Input data:
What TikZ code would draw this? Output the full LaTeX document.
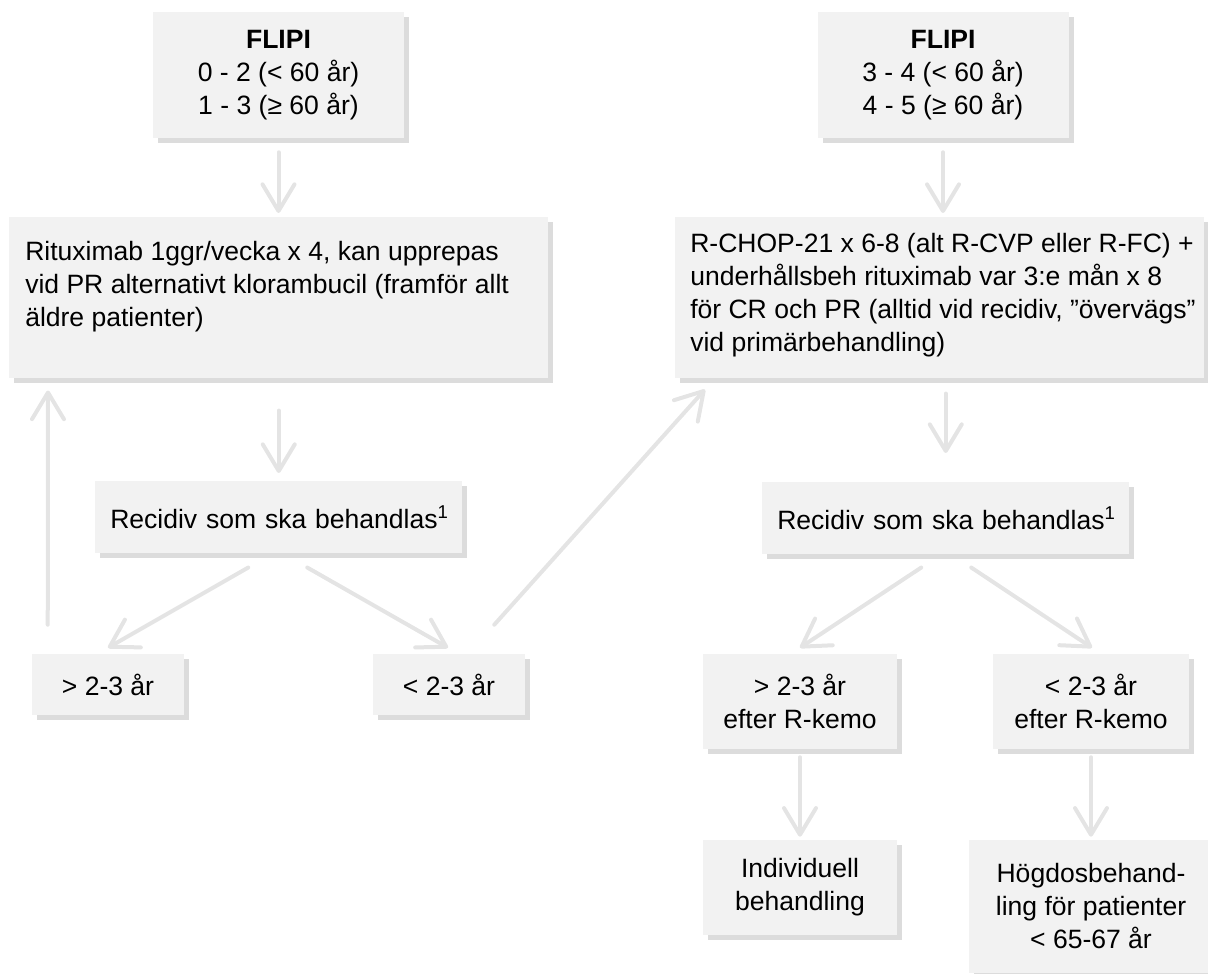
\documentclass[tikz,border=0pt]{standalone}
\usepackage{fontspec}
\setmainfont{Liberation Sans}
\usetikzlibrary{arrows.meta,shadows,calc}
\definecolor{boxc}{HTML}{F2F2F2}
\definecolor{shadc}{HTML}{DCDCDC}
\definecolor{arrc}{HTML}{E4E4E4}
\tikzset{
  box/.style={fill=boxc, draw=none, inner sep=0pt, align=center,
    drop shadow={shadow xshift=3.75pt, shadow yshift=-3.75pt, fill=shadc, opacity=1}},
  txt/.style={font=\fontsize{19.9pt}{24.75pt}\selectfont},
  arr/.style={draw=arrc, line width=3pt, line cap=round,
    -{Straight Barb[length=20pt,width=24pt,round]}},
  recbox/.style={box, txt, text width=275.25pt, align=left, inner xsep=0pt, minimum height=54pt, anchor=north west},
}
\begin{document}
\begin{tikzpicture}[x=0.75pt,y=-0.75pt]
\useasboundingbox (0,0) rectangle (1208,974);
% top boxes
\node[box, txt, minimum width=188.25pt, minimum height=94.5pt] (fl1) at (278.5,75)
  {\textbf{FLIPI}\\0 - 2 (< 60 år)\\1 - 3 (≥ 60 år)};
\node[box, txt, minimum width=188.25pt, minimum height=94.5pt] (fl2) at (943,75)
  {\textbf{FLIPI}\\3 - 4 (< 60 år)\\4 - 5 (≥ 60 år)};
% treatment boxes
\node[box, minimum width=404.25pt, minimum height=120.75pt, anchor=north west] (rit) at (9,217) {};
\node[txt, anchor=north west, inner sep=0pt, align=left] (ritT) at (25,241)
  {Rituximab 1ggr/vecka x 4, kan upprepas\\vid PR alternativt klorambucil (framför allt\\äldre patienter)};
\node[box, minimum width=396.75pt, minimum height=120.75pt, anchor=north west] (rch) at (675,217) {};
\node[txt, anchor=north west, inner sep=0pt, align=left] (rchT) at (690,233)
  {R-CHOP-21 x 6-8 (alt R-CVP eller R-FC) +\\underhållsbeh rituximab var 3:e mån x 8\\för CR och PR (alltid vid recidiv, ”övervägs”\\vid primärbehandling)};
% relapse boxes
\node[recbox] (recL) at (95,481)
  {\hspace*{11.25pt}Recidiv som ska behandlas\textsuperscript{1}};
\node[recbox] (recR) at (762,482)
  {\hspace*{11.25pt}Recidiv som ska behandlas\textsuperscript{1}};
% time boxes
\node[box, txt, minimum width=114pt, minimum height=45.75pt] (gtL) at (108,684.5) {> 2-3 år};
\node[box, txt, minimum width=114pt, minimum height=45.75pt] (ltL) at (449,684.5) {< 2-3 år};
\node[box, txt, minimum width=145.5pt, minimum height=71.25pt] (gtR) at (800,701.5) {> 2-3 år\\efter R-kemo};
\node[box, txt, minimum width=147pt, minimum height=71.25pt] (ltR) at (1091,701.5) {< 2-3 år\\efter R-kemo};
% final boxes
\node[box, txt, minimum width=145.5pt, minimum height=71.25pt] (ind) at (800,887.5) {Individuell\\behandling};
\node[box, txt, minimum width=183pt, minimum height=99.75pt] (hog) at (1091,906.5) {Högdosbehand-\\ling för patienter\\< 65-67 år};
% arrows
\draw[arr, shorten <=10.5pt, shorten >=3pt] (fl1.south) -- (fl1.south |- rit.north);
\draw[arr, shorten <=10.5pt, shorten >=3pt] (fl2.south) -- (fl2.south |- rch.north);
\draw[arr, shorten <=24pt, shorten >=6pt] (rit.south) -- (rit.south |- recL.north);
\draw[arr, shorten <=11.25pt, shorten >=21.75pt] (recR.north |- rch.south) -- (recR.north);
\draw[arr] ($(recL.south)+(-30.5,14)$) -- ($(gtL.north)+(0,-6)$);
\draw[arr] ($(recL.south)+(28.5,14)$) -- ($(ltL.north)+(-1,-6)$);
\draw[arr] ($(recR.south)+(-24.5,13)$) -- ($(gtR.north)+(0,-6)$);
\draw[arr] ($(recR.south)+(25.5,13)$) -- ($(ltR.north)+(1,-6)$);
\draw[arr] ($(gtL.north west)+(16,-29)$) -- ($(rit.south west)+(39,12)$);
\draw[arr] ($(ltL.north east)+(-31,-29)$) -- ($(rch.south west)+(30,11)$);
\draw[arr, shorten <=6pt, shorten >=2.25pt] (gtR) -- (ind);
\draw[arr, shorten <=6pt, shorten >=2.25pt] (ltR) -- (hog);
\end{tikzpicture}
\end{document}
--
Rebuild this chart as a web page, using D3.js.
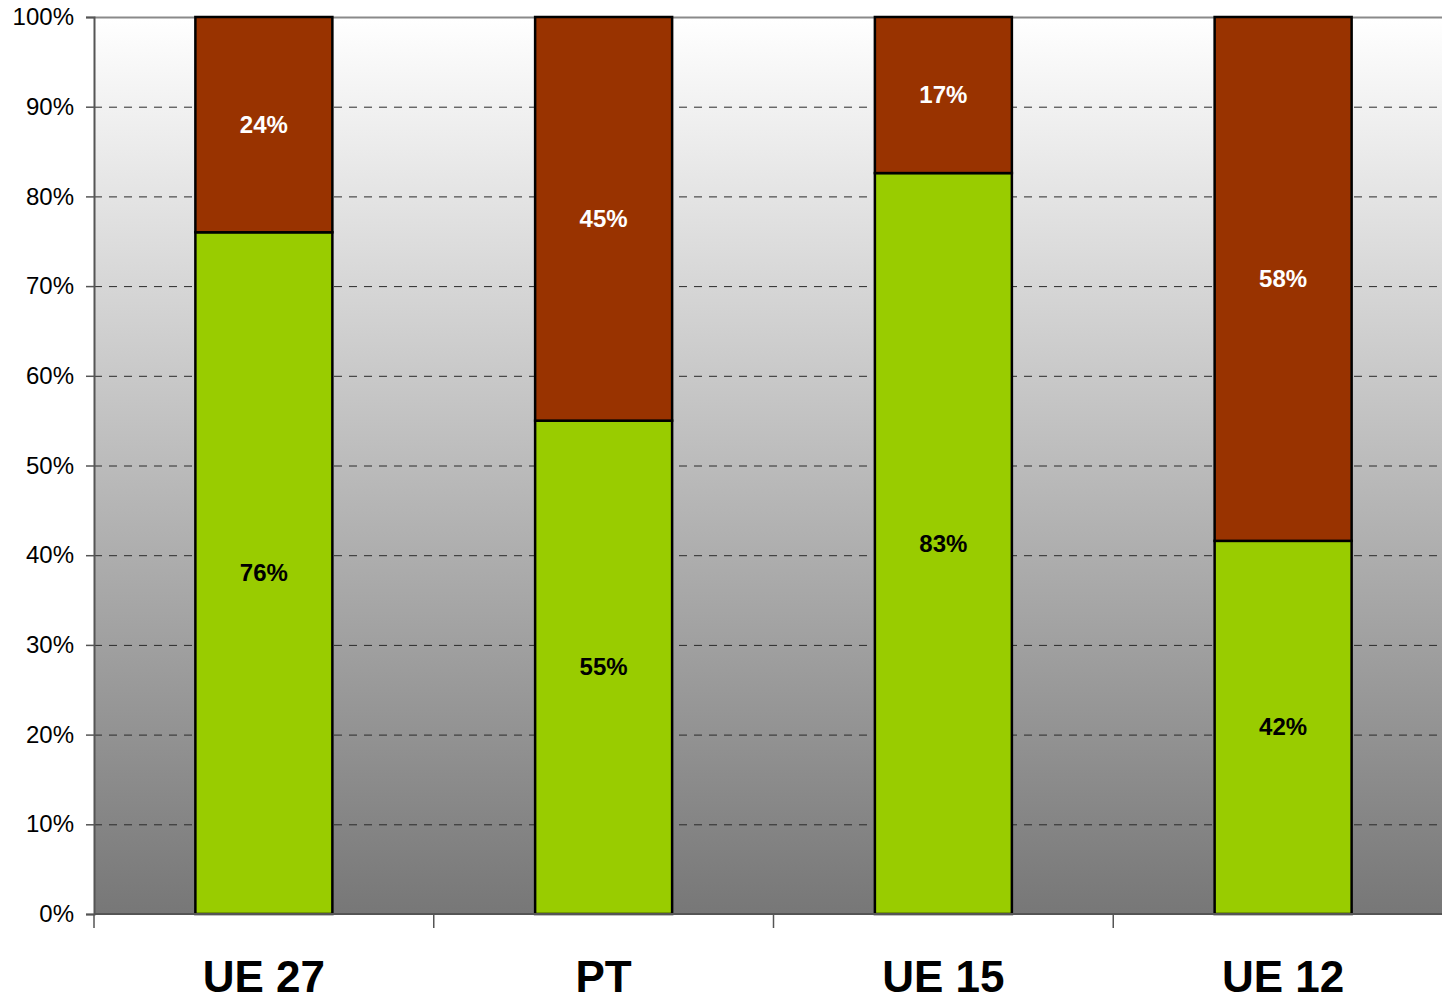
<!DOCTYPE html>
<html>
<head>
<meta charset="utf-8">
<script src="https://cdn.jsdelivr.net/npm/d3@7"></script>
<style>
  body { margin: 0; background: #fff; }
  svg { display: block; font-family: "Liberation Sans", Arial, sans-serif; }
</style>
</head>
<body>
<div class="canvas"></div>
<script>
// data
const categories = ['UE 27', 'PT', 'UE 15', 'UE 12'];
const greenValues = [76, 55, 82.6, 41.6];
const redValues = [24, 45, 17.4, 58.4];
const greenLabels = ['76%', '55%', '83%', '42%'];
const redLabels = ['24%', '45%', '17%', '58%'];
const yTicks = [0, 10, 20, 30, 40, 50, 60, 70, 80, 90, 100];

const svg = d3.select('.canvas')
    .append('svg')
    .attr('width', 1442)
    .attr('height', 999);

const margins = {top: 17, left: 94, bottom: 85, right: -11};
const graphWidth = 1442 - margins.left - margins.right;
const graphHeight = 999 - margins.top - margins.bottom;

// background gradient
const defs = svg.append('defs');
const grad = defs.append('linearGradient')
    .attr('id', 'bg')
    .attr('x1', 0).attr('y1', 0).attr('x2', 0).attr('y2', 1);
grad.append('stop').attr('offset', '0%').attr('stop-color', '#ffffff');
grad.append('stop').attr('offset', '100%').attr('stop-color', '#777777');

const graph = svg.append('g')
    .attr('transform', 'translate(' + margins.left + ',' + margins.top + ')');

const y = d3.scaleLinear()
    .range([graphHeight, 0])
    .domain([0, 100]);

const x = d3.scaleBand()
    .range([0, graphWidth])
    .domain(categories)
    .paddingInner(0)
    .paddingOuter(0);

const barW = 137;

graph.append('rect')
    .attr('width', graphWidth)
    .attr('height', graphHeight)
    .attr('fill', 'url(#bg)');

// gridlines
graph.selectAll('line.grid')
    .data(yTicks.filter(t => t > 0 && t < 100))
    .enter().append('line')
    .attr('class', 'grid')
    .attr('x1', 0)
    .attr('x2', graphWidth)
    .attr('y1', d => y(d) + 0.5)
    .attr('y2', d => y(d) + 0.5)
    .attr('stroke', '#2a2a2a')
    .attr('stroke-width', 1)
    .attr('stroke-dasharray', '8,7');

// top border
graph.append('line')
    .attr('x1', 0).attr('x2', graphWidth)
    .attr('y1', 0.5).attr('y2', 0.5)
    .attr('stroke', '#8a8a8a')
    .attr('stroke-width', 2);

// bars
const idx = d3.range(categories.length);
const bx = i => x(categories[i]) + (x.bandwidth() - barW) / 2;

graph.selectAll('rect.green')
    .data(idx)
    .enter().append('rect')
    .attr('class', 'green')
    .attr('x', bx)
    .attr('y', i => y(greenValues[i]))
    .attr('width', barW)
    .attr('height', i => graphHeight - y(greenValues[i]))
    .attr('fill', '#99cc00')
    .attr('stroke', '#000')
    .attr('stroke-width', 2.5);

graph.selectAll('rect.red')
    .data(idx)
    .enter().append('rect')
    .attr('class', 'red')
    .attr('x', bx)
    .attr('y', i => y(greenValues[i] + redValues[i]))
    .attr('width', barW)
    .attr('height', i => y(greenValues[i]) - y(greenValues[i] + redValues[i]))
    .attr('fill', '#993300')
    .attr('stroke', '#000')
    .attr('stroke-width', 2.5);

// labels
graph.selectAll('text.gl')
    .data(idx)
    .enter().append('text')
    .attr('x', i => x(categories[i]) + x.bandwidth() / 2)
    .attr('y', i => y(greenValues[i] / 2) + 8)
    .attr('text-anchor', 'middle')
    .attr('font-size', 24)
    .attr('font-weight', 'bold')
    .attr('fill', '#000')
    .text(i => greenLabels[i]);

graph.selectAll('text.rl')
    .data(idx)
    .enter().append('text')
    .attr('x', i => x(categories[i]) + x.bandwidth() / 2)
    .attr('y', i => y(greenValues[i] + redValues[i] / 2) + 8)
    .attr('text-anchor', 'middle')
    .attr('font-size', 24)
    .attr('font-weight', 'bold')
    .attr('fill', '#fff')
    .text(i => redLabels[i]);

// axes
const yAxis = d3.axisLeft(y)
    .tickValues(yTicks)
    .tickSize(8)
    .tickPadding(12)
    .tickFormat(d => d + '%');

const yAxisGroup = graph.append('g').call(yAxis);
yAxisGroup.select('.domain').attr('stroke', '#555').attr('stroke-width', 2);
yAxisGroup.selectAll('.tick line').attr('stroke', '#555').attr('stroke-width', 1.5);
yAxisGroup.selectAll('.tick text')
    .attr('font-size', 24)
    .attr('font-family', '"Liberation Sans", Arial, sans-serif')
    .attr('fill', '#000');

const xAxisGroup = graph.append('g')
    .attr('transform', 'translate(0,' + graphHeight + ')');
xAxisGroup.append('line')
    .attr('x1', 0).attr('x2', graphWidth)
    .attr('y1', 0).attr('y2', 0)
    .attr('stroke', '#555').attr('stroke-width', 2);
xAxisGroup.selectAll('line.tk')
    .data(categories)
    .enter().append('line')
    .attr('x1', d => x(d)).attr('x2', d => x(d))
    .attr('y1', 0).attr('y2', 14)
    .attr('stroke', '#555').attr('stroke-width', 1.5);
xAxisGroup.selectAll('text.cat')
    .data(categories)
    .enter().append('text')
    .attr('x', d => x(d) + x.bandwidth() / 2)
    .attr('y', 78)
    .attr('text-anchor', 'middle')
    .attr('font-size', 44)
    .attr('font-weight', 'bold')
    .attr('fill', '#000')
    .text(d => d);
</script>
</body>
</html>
---
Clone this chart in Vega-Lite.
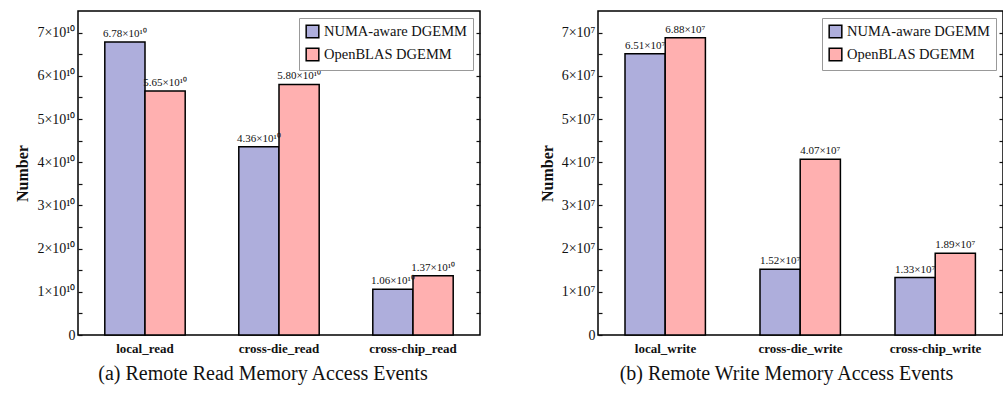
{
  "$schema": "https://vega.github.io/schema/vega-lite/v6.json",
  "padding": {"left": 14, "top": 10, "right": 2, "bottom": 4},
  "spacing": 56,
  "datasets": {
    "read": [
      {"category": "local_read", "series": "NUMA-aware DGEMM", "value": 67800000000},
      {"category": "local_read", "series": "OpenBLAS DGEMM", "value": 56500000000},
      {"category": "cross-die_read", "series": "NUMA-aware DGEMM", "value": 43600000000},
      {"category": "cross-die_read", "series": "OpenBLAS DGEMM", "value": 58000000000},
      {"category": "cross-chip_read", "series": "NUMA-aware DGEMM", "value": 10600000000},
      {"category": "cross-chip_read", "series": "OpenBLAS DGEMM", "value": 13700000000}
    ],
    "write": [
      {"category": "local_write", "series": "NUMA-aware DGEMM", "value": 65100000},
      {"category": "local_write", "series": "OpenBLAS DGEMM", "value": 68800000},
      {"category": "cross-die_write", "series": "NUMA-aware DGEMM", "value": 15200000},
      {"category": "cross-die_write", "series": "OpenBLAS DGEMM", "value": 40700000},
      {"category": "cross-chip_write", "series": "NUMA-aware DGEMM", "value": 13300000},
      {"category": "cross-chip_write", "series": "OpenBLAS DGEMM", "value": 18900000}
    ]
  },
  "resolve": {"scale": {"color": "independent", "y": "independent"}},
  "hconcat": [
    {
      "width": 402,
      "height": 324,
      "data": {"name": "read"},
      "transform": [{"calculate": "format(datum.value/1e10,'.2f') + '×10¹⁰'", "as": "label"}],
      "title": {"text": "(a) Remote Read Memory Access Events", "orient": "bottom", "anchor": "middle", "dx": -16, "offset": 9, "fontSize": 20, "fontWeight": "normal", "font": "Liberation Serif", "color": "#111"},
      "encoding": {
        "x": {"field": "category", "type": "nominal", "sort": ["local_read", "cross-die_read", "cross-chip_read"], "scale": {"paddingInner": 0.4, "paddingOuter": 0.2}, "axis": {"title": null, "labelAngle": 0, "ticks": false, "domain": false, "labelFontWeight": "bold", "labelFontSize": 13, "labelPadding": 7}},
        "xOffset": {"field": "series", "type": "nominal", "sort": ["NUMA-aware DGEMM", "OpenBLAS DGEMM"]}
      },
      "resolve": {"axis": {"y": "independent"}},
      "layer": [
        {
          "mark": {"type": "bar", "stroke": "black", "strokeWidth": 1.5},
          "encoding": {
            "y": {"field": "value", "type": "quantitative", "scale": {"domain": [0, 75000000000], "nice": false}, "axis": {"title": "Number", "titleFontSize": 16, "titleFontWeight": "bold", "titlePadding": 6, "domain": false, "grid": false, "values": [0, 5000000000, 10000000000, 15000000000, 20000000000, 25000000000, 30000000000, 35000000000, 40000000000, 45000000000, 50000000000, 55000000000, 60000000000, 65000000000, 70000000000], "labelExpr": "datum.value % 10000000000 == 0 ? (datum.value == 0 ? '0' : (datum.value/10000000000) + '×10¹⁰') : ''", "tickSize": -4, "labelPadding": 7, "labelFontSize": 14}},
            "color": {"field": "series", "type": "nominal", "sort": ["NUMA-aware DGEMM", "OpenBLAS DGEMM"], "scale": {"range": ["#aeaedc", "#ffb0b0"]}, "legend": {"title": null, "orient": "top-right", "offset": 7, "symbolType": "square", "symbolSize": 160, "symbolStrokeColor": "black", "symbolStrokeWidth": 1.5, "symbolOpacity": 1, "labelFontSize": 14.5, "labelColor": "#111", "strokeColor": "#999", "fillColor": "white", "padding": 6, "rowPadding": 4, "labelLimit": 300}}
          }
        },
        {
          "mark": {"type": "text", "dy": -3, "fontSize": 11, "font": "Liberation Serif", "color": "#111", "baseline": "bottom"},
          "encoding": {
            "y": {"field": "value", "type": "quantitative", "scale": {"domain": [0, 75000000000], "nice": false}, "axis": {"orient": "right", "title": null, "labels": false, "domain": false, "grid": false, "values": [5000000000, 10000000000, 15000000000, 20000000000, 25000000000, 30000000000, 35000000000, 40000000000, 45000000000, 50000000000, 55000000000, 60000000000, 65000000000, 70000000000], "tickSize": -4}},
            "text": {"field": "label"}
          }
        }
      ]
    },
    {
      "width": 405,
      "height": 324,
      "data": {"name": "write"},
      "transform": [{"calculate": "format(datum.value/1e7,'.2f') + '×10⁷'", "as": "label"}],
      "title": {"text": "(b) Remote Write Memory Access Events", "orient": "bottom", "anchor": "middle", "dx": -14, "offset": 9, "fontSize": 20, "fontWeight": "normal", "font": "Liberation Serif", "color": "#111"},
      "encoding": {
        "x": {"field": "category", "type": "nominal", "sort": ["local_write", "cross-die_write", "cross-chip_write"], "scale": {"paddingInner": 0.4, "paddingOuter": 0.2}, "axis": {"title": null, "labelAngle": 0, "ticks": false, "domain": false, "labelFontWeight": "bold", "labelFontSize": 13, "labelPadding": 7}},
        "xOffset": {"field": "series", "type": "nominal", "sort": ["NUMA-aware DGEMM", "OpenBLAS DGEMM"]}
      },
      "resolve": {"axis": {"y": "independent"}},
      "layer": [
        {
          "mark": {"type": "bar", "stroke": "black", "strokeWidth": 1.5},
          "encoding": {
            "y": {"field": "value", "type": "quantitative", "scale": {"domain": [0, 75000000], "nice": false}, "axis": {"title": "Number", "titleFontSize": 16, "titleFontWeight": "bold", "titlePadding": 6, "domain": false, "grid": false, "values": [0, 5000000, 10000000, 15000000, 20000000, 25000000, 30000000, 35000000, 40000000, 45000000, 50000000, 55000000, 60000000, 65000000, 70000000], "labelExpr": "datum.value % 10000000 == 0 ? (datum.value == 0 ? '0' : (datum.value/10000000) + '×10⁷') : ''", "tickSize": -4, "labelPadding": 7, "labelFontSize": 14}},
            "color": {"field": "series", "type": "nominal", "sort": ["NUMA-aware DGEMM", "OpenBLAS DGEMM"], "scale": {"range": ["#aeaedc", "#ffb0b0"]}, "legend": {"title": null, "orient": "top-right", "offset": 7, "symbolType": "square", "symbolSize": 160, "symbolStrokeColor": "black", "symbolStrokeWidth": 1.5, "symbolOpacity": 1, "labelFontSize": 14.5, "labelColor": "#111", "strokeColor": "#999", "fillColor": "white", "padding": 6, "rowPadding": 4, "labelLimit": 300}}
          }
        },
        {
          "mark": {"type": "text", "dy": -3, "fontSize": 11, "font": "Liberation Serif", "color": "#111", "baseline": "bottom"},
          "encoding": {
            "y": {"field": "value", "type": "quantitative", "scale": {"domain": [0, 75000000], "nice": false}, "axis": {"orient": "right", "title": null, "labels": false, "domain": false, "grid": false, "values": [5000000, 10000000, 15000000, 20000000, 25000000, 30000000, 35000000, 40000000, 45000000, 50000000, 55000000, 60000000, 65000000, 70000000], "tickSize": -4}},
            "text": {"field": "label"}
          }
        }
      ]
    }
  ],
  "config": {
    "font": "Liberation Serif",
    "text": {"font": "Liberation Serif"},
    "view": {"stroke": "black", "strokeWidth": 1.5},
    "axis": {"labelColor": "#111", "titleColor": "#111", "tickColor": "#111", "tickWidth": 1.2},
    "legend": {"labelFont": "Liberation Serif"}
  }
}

Directive:
Show all lines above holding "chart".

Solution to this problem:
Rebuild this chart as a web page, using D3.js.
Clone this chart in Vega-Lite.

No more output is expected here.